It’s more than a month since Robinhood (HOOD) debuted with its high profile IPO. The stock trading platform that took birth to democratize stock trading by making it commission-free and with no account minimums, Robinhood, has stayed in the headlines through this year, for various reasons.
For starters, the crescendo to July 29 did not scale up to anything big. The stock which opened at the lower end of the $38–42 band, dropped 8% to $34.82. The purists had their rationale for why it could not fare any better. We will visit that a few lines later.
For its landmark IPO, Robinhood earmarked over 25% for its retail investors, many of whom are seemingly first-time investors, a disruptive initiative, because retail investors seldom get first preference in IPOs. The move didn’t fire but that did not discourage the founders, Vlad Tenev and Baiju Bhatt either.
But post the first day’s lackluster trading, Robinhood stock has remained in the thick of things. To its credit, it has managed to attract a few big investments and the enthusiasm of retail investors, to quickly rise to a high of $70 on August 4, and since then has consistently stayed above $40. The valuation of the stock is soaring — over $40 billion!
What is sustaining the market price of the stock and is it good for the long term? We will look at what’s working and what’s not from a Robinhood perspective.

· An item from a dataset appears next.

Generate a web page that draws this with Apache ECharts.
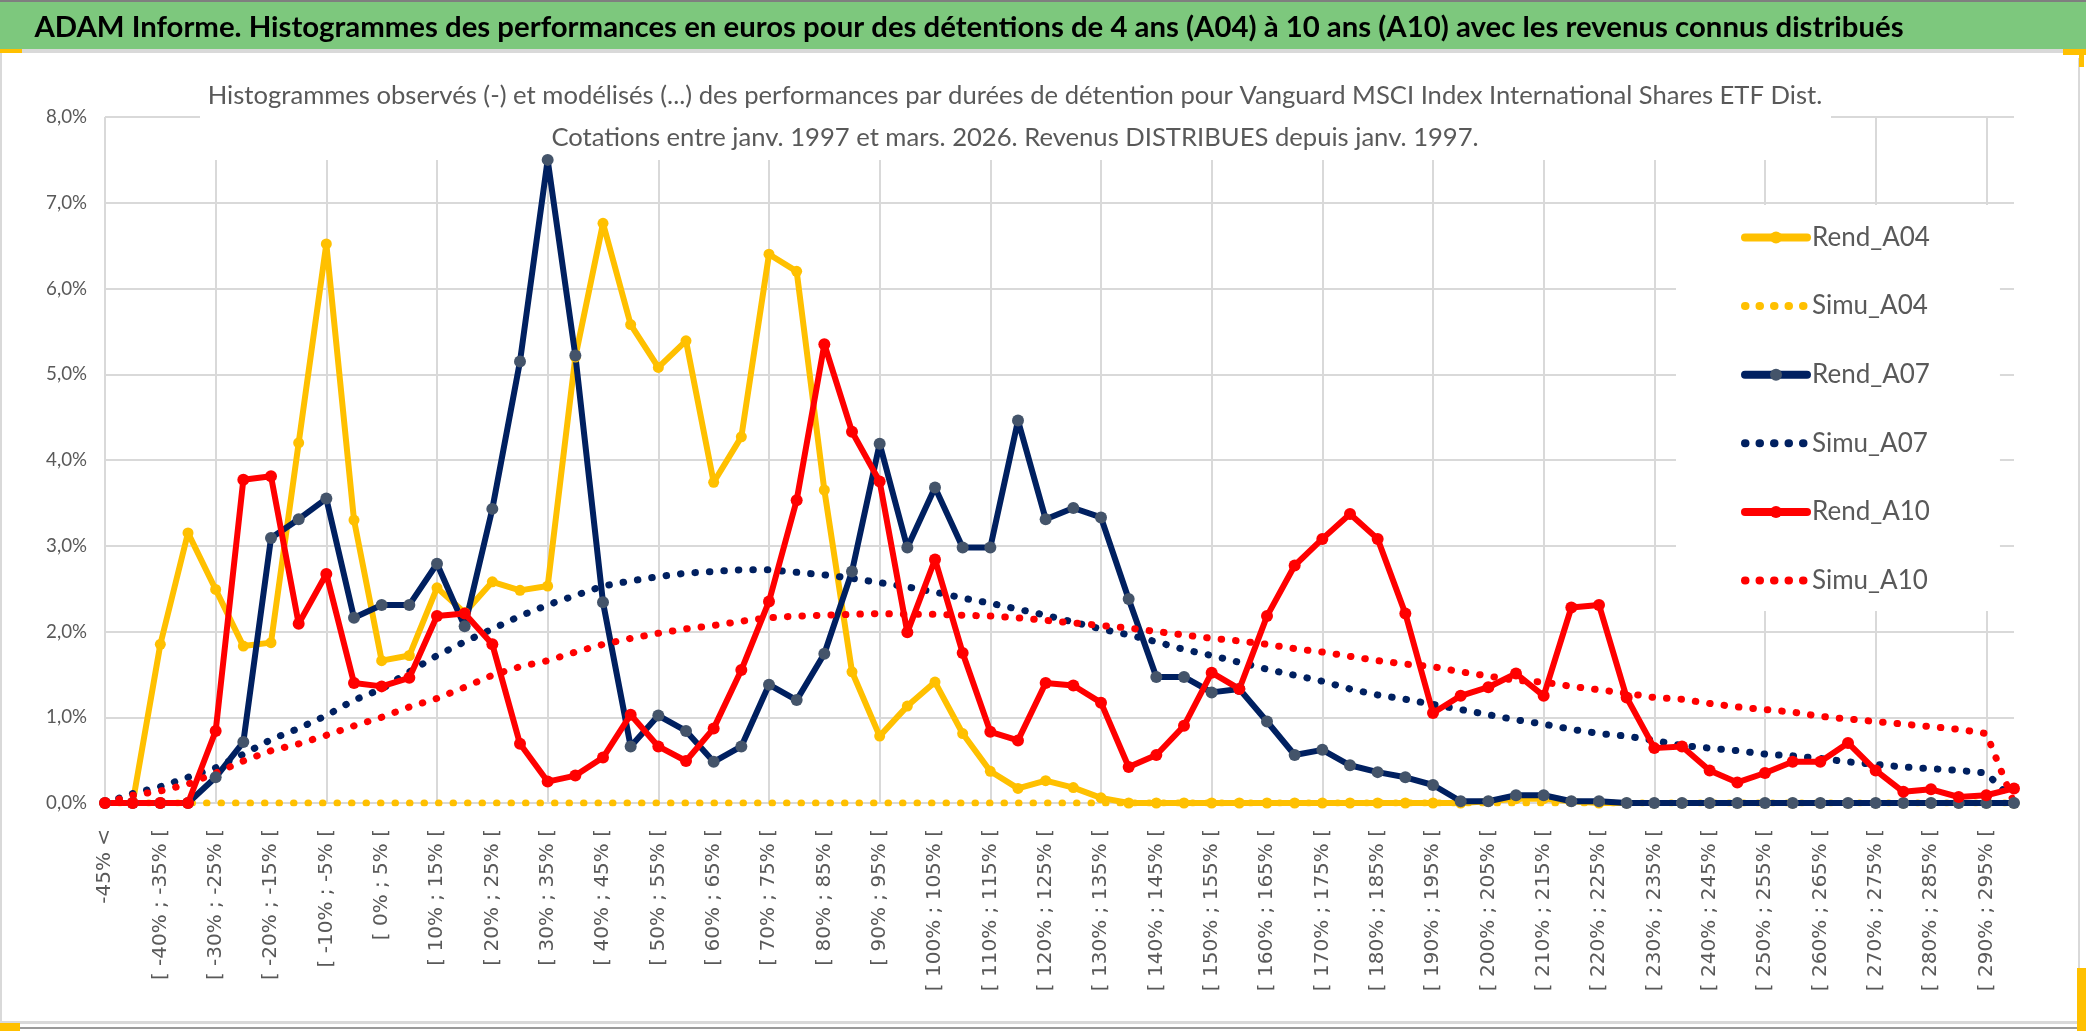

According to its listing on the US Securities and Exchange Commission, Robinhood has 18 million users funding accounts. One can expect most of them to be first-time investors, probably millennials, who are here because the Robinhood app is easy-to-use and allows them to dabble in stocks, exchange-traded funds, options and cryptocurrencies. They possibly have unconditional faith in Robinhood as a platform that will guide them to explore and make money big time. It is the potential of its collective customer base that is the goldmine for Robinhood.
What’s Not Working:
The fundamentals. Look at the 2020 financials. On a gross revenue of $960 million, the net revenue is $7 million, negligible for a valuation of $40+ billion. So, the value multiple is over 4,000X. Whereas competitors’ value multiples are around 20X.
Consider also the context of 2020, the year when much of the world’s young population worked at home, having the luxury of time and disposable cash to try their hand at a profitable pastime, stocks. Robinhood took the promise of multi-bagger returns and made stock trading as easy as ABC. As a pathfinder for these millennials, Robinhood demystified the stock markets, reflected their aspirations and took them on a trip down Wall Street, a la Pied Piper.
2021 is not the same. Work at home is out and workplace is in. Tight work schedules and commuting are back as priorities. So, chances of Robinhood adding huge percentages to its user base do not seem bright. And going forward years later, the work-from-home situation does not seem like it was in 2020. In other words, the margins in the coming years do not suggest Northward journey in a hurry. Just the reason why Robinhood is seen as a classic meme stock.
But all said and done, Robinhood has made an impact. The strong user base and the reputation of being an unrelenting disruptor, force the markets to keep the expectations high and correspondingly, the price as well. One can expect financial innovations from Tenev, Bhatt and company that can redefine paradigms to script another audacious growth story. The big news will be when this possibility becomes a strong reason for an attractive takeover.
But as of now, there is no basis for the euphoria, which continues unabated. Join in at your risk.